▸ Given information:

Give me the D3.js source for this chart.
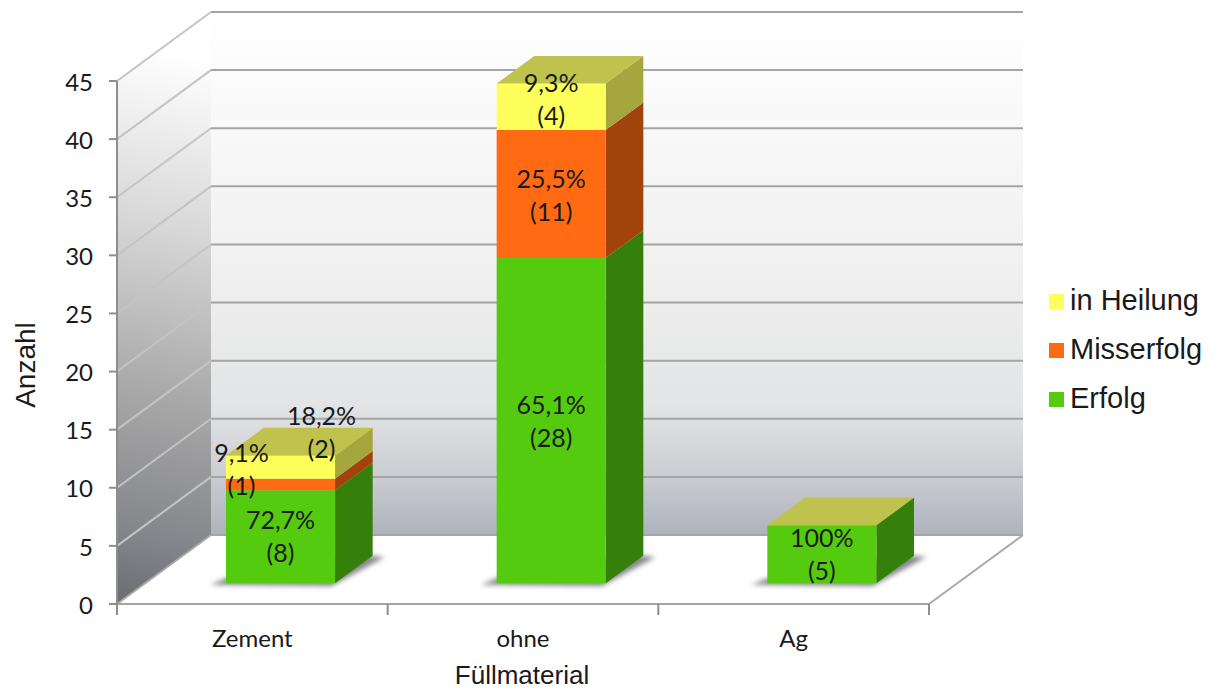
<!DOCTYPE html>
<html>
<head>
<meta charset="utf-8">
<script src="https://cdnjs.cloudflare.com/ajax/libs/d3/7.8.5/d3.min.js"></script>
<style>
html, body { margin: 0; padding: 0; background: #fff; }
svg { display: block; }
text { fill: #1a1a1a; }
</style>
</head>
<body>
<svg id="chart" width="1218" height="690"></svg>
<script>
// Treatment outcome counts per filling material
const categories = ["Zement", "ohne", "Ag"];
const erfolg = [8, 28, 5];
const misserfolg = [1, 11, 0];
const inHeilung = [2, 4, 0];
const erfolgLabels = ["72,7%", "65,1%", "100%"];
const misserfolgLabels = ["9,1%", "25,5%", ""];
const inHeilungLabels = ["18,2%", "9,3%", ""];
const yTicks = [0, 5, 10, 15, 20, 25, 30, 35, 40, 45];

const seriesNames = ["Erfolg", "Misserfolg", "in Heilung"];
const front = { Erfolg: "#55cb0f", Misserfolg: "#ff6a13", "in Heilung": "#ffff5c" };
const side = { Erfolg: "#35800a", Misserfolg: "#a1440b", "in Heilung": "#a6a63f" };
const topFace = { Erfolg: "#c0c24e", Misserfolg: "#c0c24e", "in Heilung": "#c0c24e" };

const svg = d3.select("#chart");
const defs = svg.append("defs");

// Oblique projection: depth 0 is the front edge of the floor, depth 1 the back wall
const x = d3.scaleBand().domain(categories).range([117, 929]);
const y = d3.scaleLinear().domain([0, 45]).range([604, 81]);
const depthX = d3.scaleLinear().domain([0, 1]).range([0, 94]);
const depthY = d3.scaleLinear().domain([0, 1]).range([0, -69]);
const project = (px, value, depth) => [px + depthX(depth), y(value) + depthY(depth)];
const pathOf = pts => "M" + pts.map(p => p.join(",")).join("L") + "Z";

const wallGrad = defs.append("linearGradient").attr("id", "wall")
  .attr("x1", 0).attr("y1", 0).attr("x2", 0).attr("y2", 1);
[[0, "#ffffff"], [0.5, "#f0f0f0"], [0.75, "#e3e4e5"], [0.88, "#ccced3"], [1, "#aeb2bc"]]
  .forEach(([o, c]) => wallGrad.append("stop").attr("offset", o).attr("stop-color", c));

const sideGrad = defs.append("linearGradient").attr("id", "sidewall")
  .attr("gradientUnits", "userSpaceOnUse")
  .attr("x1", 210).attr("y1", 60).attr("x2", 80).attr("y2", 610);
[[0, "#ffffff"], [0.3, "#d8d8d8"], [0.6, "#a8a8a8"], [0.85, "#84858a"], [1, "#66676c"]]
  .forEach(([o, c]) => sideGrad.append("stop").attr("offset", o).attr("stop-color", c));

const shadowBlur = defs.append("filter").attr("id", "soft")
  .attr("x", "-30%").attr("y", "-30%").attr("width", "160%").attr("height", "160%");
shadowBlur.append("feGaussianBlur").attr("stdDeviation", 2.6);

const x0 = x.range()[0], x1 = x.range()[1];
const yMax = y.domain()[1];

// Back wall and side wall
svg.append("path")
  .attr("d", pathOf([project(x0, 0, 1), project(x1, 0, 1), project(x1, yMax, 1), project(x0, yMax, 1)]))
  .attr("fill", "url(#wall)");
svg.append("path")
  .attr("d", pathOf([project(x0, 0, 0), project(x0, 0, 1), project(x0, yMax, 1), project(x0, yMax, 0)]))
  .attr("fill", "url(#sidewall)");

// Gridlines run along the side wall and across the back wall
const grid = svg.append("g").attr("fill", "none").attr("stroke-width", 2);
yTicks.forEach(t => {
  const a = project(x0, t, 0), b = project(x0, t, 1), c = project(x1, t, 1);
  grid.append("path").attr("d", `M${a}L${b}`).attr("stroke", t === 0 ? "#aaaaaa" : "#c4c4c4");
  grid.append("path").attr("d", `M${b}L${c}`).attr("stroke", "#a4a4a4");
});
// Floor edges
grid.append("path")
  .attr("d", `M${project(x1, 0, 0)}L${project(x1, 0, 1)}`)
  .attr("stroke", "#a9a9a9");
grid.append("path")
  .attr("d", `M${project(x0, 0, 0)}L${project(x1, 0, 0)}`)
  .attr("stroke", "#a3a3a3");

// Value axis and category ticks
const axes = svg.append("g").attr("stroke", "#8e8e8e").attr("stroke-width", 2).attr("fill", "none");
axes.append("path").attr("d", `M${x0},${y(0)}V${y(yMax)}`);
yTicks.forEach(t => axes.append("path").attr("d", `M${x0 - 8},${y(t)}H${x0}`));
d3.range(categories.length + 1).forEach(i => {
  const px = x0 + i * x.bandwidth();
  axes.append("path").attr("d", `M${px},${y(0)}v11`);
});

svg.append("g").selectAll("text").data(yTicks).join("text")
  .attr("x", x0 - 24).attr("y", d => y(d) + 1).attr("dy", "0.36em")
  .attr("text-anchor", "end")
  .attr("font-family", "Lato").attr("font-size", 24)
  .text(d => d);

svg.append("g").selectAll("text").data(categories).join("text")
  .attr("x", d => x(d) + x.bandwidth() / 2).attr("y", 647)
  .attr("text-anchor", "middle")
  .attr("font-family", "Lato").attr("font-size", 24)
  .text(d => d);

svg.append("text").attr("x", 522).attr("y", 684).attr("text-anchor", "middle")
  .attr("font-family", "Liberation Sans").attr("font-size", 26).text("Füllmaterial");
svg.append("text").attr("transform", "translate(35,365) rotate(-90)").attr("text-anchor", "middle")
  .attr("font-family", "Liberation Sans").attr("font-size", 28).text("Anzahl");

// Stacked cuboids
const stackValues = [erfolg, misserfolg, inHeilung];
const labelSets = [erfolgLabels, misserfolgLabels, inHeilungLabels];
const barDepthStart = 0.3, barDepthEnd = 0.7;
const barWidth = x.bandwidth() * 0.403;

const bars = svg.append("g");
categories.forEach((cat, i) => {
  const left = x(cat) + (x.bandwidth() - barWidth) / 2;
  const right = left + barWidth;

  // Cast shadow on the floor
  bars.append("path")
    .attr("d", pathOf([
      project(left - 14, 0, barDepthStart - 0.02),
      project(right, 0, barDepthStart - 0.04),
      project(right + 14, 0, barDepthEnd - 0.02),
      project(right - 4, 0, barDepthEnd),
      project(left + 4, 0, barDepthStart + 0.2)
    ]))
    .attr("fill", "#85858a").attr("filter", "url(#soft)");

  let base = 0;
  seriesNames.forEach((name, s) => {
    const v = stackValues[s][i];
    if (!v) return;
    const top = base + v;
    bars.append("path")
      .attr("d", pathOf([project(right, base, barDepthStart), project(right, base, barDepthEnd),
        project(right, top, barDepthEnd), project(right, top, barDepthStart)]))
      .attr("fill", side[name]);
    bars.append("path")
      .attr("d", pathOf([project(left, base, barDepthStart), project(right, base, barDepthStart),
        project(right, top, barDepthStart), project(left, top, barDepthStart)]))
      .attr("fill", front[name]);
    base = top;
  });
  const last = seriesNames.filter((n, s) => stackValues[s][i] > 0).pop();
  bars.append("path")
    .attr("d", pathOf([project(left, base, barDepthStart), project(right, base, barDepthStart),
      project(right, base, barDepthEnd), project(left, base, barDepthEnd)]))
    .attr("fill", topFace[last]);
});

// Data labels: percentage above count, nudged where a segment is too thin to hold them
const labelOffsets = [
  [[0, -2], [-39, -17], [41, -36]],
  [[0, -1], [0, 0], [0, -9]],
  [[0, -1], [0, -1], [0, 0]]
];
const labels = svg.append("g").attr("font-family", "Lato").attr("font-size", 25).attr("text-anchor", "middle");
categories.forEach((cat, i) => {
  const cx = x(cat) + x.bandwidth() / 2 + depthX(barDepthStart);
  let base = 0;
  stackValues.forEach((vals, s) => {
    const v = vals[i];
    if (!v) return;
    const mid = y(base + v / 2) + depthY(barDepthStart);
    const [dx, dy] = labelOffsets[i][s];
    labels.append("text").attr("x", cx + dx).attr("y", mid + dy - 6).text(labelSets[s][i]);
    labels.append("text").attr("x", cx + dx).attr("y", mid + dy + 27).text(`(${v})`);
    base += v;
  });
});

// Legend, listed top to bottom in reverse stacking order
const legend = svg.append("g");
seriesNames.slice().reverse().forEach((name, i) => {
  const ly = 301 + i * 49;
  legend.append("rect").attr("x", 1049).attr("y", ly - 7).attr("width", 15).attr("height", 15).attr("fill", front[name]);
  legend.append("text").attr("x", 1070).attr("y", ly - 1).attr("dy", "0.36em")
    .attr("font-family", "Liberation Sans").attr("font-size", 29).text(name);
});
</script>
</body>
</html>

▸ Stated task: Quote, exactly and only, the lines from the first line of the data above through the line containing "const pathOf = pts". The pictures do not belong in it.

▸ Output of the exercise:
Give me the D3.js source for this chart.
<!DOCTYPE html>
<html>
<head>
<meta charset="utf-8">
<script src="https://cdnjs.cloudflare.com/ajax/libs/d3/7.8.5/d3.min.js"></script>
<style>
html, body { margin: 0; padding: 0; background: #fff; }
svg { display: block; }
text { fill: #1a1a1a; }
</style>
</head>
<body>
<svg id="chart" width="1218" height="690"></svg>
<script>
// Treatment outcome counts per filling material
const categories = ["Zement", "ohne", "Ag"];
const erfolg = [8, 28, 5];
const misserfolg = [1, 11, 0];
const inHeilung = [2, 4, 0];
const erfolgLabels = ["72,7%", "65,1%", "100%"];
const misserfolgLabels = ["9,1%", "25,5%", ""];
const inHeilungLabels = ["18,2%", "9,3%", ""];
const yTicks = [0, 5, 10, 15, 20, 25, 30, 35, 40, 45];

const seriesNames = ["Erfolg", "Misserfolg", "in Heilung"];
const front = { Erfolg: "#55cb0f", Misserfolg: "#ff6a13", "in Heilung": "#ffff5c" };
const side = { Erfolg: "#35800a", Misserfolg: "#a1440b", "in Heilung": "#a6a63f" };
const topFace = { Erfolg: "#c0c24e", Misserfolg: "#c0c24e", "in Heilung": "#c0c24e" };

const svg = d3.select("#chart");
const defs = svg.append("defs");

// Oblique projection: depth 0 is the front edge of the floor, depth 1 the back wall
const x = d3.scaleBand().domain(categories).range([117, 929]);
const y = d3.scaleLinear().domain([0, 45]).range([604, 81]);
const depthX = d3.scaleLinear().domain([0, 1]).range([0, 94]);
const depthY = d3.scaleLinear().domain([0, 1]).range([0, -69]);
const project = (px, value, depth) => [px + depthX(depth), y(value) + depthY(depth)];
const pathOf = pts => "M" + pts.map(p => p.join(",")).join("L") + "Z";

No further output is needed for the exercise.